--- start ---

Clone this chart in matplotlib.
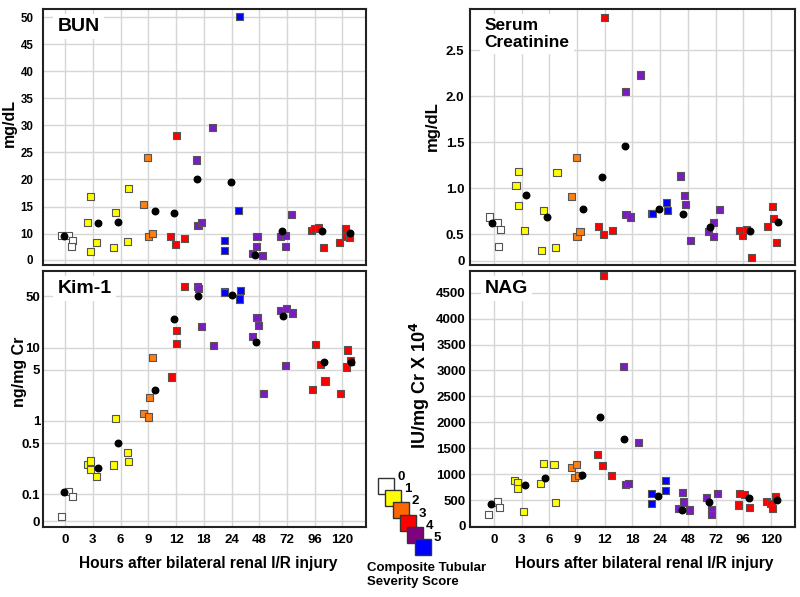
import numpy as np
import matplotlib
matplotlib.use('Agg')
import matplotlib.pyplot as plt
from matplotlib.patches import Rectangle

plt.rcParams['font.family'] = ['Liberation Sans', 'DejaVu Sans']
plt.rcParams['font.weight'] = 'bold'

## data
hours = ['0', '3', '6', '9', '12', '18', '24', '48', '72', '96', '120']
score_names = ['0', '1', '2', '3', '4', '5']
score_colors = ['#ffffff', '#ffff00', '#ff7f10', '#ff0000', '#7a1cc0', '#0000ff']
legend_colors = ['#ffffff', '#ffff00', '#ff6600', '#ff0000', '#800080', '#0000ff']

# x = hour group position (with the jitter seen in the figure), y = value, s = severity score
bun_x = [-0.12, 0.12, 0.26, 0.22, 0.8, 0.92, 0.9, 1.13, 1.83, 1.75, 2.28, 2.24,
         2.84, 2.98, 3.02, 3.14, 3.81, 3.99, 4.01, 4.29, 4.75, 4.79, 4.91, 5.31,
         5.75, 5.76, 6.25, 6.29, 6.74, 6.92, 6.9, 7.13, 7.76, 7.94, 7.94, 8.16,
         8.89, 8.98, 9.13, 9.32, 9.88, 10.1, 10.12, 10.24]
bun_y = [9.7, 9.7, 8.7, 7.6, 12.1, 16.8, 6.7, 8.3, 13.9, 7.4, 18.3, 8.6,
         15.3, 24.1, 9.4, 10.0, 9.5, 8.0, 28.2, 9.1, 23.6, 11.5, 12.0, 29.6,
         8.8, 6.9, 14.2, 50.2, 6.4, 9.4, 7.6, 5.9, 9.4, 9.7, 7.7, 13.5,
         10.6, 11.0, 11.2, 7.5, 8.3, 9.4, 11.0, 9.2]
bun_s = [0, 0, 0, 0, 1, 1, 1, 1, 1, 1, 1, 1, 2, 2, 2, 2, 3, 3, 3, 3, 4, 4, 4, 4,
         5, 5, 5, 5, 4, 4, 4, 4, 4, 4, 4, 4, 3, 3, 3, 3, 3, 3, 3, 3]
bun_mean_x = [-0.06, 1.17, 1.92, 3.23, 3.92, 4.77, 5.99, 6.85, 7.82, 9.28, 10.28]
bun_mean_y = [9.5, 11.9, 12.1, 14.1, 13.8, 20.1, 19.5, 6.1, 10.5, 10.5, 10.2]

cre_x = [-0.14, 0.13, 0.25, 0.18, 0.8, 0.9, 0.88, 1.1, 1.8, 1.73, 2.28, 2.22,
         2.8, 2.97, 3.0, 3.11, 3.79, 3.97, 4.0, 4.27, 4.74, 4.77, 4.92, 5.29,
         5.68, 5.72, 6.24, 6.25, 6.72, 6.87, 6.92, 7.11, 7.73, 7.91, 7.94, 8.13,
         8.87, 8.96, 9.11, 9.3, 9.86, 10.06, 10.1, 10.21]
cre_y = [0.69, 0.626, 0.554, 0.366, 1.034, 1.182, 0.818, 0.547, 0.764, 0.33, 1.17, 0.356,
         0.912, 1.341, 0.482, 0.532, 0.59, 0.496, 2.857, 0.547, 2.052, 0.72, 0.69, 2.233,
         0.727, 0.727, 0.843, 0.756, 1.135, 0.919, 0.829, 0.439, 0.529, 0.63, 0.482, 0.774,
         0.547, 0.493, 0.554, 0.25, 0.587, 0.8, 0.673, 0.41]
cre_s = bun_s
cre_mean_x = [-0.06, 1.16, 1.91, 3.22, 3.89, 4.75, 5.95, 6.81, 7.79, 9.25, 10.24]
cre_mean_y = [0.626, 0.933, 0.688, 0.78, 1.125, 1.46, 0.78, 0.727, 0.583, 0.54, 0.63]

kim_x = [-0.12, 0.12, 0.26, 0.8, 0.92, 0.9, 1.13, 1.83, 1.75, 2.25, 2.3,
         2.84, 3.0, 3.03, 3.15, 3.82, 4.01, 4.01, 4.31, 4.77, 4.81, 4.93, 5.34,
         5.76, 5.74, 6.31, 6.29, 6.77, 6.92, 6.97, 7.16, 7.78, 7.99, 8.19, 7.96,
         9.02, 8.92, 9.2, 9.37, 9.94, 10.14, 10.18, 10.28]
kim_y = [0.0496, 0.109, 0.093, 0.256, 0.285, 0.215, 0.176, 1.087, 0.251, 0.37, 0.279,
         1.26, 1.135, 2.08, 7.31, 3.98, 16.9, 11.3, 69, 69, 63.8, 19.3, 10.8,
         58, 57, 61, 46, 14.1, 25.7, 20.2, 2.36, 32.4, 34, 29.7, 5.74,
         11.1, 2.7, 5.93, 3.51, 2.38, 5.45, 9.29, 6.58]
kim_s = [0, 0, 0, 1, 1, 1, 1, 1, 1, 1, 1, 2, 2, 2, 2, 3, 3, 3, 3, 4, 4, 4, 4,
         5, 5, 5, 5, 4, 4, 4, 4, 4, 4, 4, 4, 3, 3, 3, 3, 3, 3, 3, 3]
kim_mean_x = [-0.06, 1.17, 1.92, 3.25, 3.92, 4.79, 6.01, 6.87, 7.86, 9.33, 10.32]
kim_mean_y = [0.108, 0.226, 0.496, 2.65, 24.3, 50.1, 51.8, 11.9, 27, 6.44, 6.44]

nag_x = [-0.18, 0.14, 0.22, 0.76, 0.84, 0.86, 1.06, 1.7, 1.78, 2.17, 2.22,
         2.79, 2.97, 2.92, 3.06, 3.75, 3.93, 3.95, 4.23, 4.68, 4.74, 4.86, 5.22,
         5.68, 5.68, 6.18, 6.18, 6.66, 6.82, 6.86, 7.06, 7.68, 7.86, 7.86, 8.08,
         8.82, 8.88, 9.06, 9.24, 9.84, 10.0, 10.05, 10.18]
nag_y = [212, 462, 353, 885, 840, 724, 276, 820, 1205, 1186, 449,
         1128, 1179, 929, 974, 1378, 1167, 4827, 974, 3083, 801, 821, 1603,
         628, 436, 885, 679, 340, 654, 462, 308, 551, 308, 212, 628,
         404, 628, 609, 353, 468, 436, 340, 564]
nag_s = kim_s
nag_mean_x = [-0.11, 1.12, 1.86, 3.18, 3.84, 4.69, 5.92, 6.78, 7.75, 9.21, 10.2]
nag_mean_y = [417, 788, 929, 981, 2096, 1686, 583, 308, 468, 545, 500]

## figure
fig = plt.figure(figsize=(8, 5.97), dpi=100)
ax_bun = fig.add_axes([0.05375, 0.5561, 0.40375, 0.4288])
ax_cre = fig.add_axes([0.5875, 0.5561, 0.406, 0.4288])
ax_kim = fig.add_axes([0.05375, 0.1173, 0.40375, 0.4288])
ax_nag = fig.add_axes([0.5875, 0.1173, 0.406, 0.4288])

title_size = {'Serum\nCreatinine': 12.5}


def draw_panel(ax, x, y, s, mx, my, title, ylabel, ypad):
    cols = [score_colors[k] for k in s]
    ax.scatter(x, y, marker='s', s=26, c=cols, edgecolors='#555555', linewidths=0.8, zorder=4)
    ax.scatter(mx, my, marker='o', s=22, c='black', zorder=5)
    ax.set_xticks(range(len(hours)))
    ax.set_xticklabels(hours)
    ax.grid(True, color='#d6d6d6', linewidth=1)
    ax.set_axisbelow(True)
    ax.tick_params(length=0, labelsize=9.5, pad=ypad)
    ax.tick_params(axis='x', pad=5)
    for sp in ax.spines.values():
        sp.set_color('#222222')
        sp.set_linewidth(1.5)
    ax.text(0.045, 0.965, title, transform=ax.transAxes, ha='left', va='top',
            fontsize=title_size.get(title, 14), fontweight='bold', linespacing=1.15,
            bbox=dict(facecolor='white', edgecolor='none', pad=3), zorder=3)
    ax.set_ylabel(ylabel, fontsize=12, fontweight='bold')
    for lab in ax.get_xticklabels() + ax.get_yticklabels():
        lab.set_fontweight('bold')


draw_panel(ax_bun, bun_x, bun_y, bun_s, bun_mean_x, bun_mean_y, 'BUN', 'mg/dL', 7)
draw_panel(ax_cre, cre_x, cre_y, cre_s, cre_mean_x, cre_mean_y, 'Serum\nCreatinine', 'mg/dL', 4)
draw_panel(ax_kim, kim_x, kim_y, kim_s, kim_mean_x, kim_mean_y, 'Kim-1', 'ng/mg Cr', 2)
draw_panel(ax_nag, nag_x, nag_y, nag_s, nag_mean_x, nag_mean_y, 'NAG', 'IU/mg Cr X 10$^\\mathbf{4}$', 3)

# top row: no hour labels
ax_bun.set_xticklabels([])
ax_cre.set_xticklabels([])

# BUN (axis broken below 10)
ax_bun.set_xlim(-0.8, 10.85)
ax_bun.set_ylim(4.2, 51.5)
ax_bun.set_yticks([5.15, 10, 15, 20, 25, 30, 35, 40, 45, 50])
ax_bun.set_yticklabels(['0', '10', '15', '20', '25', '30', '35', '40', '45', '50'])
ax_bun.tick_params(axis='y', labelsize=8.3, pad=7)
ax_bun.set_ylabel('mg/dL', fontsize=11.5, fontweight='bold')
ax_bun.yaxis.set_label_coords(-0.08, 0.555)

# creatinine (axis broken below 0.5)
ax_cre.set_xlim(-0.86, 10.86)
ax_cre.set_ylim(0.168, 2.95)
ax_cre.set_yticks([0.215, 0.5, 1.0, 1.5, 2.0, 2.5])
ax_cre.set_yticklabels(['0', '0.5', '1.0', '1.5', '2.0', '2.5'])
ax_cre.yaxis.set_label_coords(-0.092, 0.543)

# Kim-1 (log)
ax_kim.set_yscale('log')
ax_kim.set_xlim(-0.8, 10.85)
ax_kim.set_ylim(0.0359, 111)
ax_kim.set_yticks([0.0433, 0.1, 0.5, 1, 5, 10, 50])
ax_kim.set_yticklabels(['0', '0.1', '0.5', '1', '5', '10', '50'])
ax_kim.yaxis.set_minor_locator(matplotlib.ticker.NullLocator())
ax_kim.set_ylabel('ng/mg Cr', fontsize=11.5, fontweight='bold')
ax_kim.yaxis.set_label_coords(-0.05, 0.605)

# NAG
ax_nag.set_xlim(-0.86, 10.86)
ax_nag.set_ylim(-20, 4920)
ax_nag.set_yticks(np.arange(0, 4501, 500))
ax_nag.set_ylabel('IU/mg Cr X 10$^\\mathbf{4}$', fontsize=13, fontweight='bold')
ax_nag.yaxis.set_label_coords(-0.117, 0.555)

for ax in (ax_kim, ax_nag):
    ax.set_xlabel('Hours after bilateral renal I/R injury', fontsize=11.2, fontweight='bold')
for lab in ax_bun.get_yticklabels() + ax_kim.get_yticklabels() + ax_nag.get_yticklabels():
    lab.set_fontweight('bold')
ax_kim.xaxis.set_label_coords(0.511, -0.113)
ax_nag.xaxis.set_label_coords(0.538, -0.113)

## legend (staircase of squares between the bottom panels)
leg = fig.add_axes([0, 0, 1, 1], facecolor='none')
leg.set_xlim(0, 800)
leg.set_ylim(597, 0)
leg.axis('off')
for i, name in enumerate(score_names):
    x0 = 378 + 7.3 * i
    y0 = 478 + 12.2 * i
    leg.add_patch(Rectangle((x0, y0), 16, 16, facecolor=legend_colors[i],
                            edgecolor='#333333', linewidth=1))
    leg.text(x0 + 19, y0 - 1, name, fontsize=9.5, fontweight='bold', ha='left', va='center')
leg.text(367, 562, 'Composite Tubular\nSeverity Score', fontsize=9.5, fontweight='bold',
         ha='left', va='top', linespacing=1.2)

fig.savefig('out.png', dpi=100)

--- end ---

■ Task brief ■
Repeat, with no pictures, each line from the beginning of the data through the line containing "10.5, 10.5, 10.2]", inclusive.

■ Answer to this problem ■
Clone this chart in matplotlib.
import numpy as np
import matplotlib
matplotlib.use('Agg')
import matplotlib.pyplot as plt
from matplotlib.patches import Rectangle

plt.rcParams['font.family'] = ['Liberation Sans', 'DejaVu Sans']
plt.rcParams['font.weight'] = 'bold'

## data
hours = ['0', '3', '6', '9', '12', '18', '24', '48', '72', '96', '120']
score_names = ['0', '1', '2', '3', '4', '5']
score_colors = ['#ffffff', '#ffff00', '#ff7f10', '#ff0000', '#7a1cc0', '#0000ff']
legend_colors = ['#ffffff', '#ffff00', '#ff6600', '#ff0000', '#800080', '#0000ff']

# x = hour group position (with the jitter seen in the figure), y = value, s = severity score
bun_x = [-0.12, 0.12, 0.26, 0.22, 0.8, 0.92, 0.9, 1.13, 1.83, 1.75, 2.28, 2.24,
         2.84, 2.98, 3.02, 3.14, 3.81, 3.99, 4.01, 4.29, 4.75, 4.79, 4.91, 5.31,
         5.75, 5.76, 6.25, 6.29, 6.74, 6.92, 6.9, 7.13, 7.76, 7.94, 7.94, 8.16,
         8.89, 8.98, 9.13, 9.32, 9.88, 10.1, 10.12, 10.24]
bun_y = [9.7, 9.7, 8.7, 7.6, 12.1, 16.8, 6.7, 8.3, 13.9, 7.4, 18.3, 8.6,
         15.3, 24.1, 9.4, 10.0, 9.5, 8.0, 28.2, 9.1, 23.6, 11.5, 12.0, 29.6,
         8.8, 6.9, 14.2, 50.2, 6.4, 9.4, 7.6, 5.9, 9.4, 9.7, 7.7, 13.5,
         10.6, 11.0, 11.2, 7.5, 8.3, 9.4, 11.0, 9.2]
bun_s = [0, 0, 0, 0, 1, 1, 1, 1, 1, 1, 1, 1, 2, 2, 2, 2, 3, 3, 3, 3, 4, 4, 4, 4,
         5, 5, 5, 5, 4, 4, 4, 4, 4, 4, 4, 4, 3, 3, 3, 3, 3, 3, 3, 3]
bun_mean_x = [-0.06, 1.17, 1.92, 3.23, 3.92, 4.77, 5.99, 6.85, 7.82, 9.28, 10.28]
bun_mean_y = [9.5, 11.9, 12.1, 14.1, 13.8, 20.1, 19.5, 6.1, 10.5, 10.5, 10.2]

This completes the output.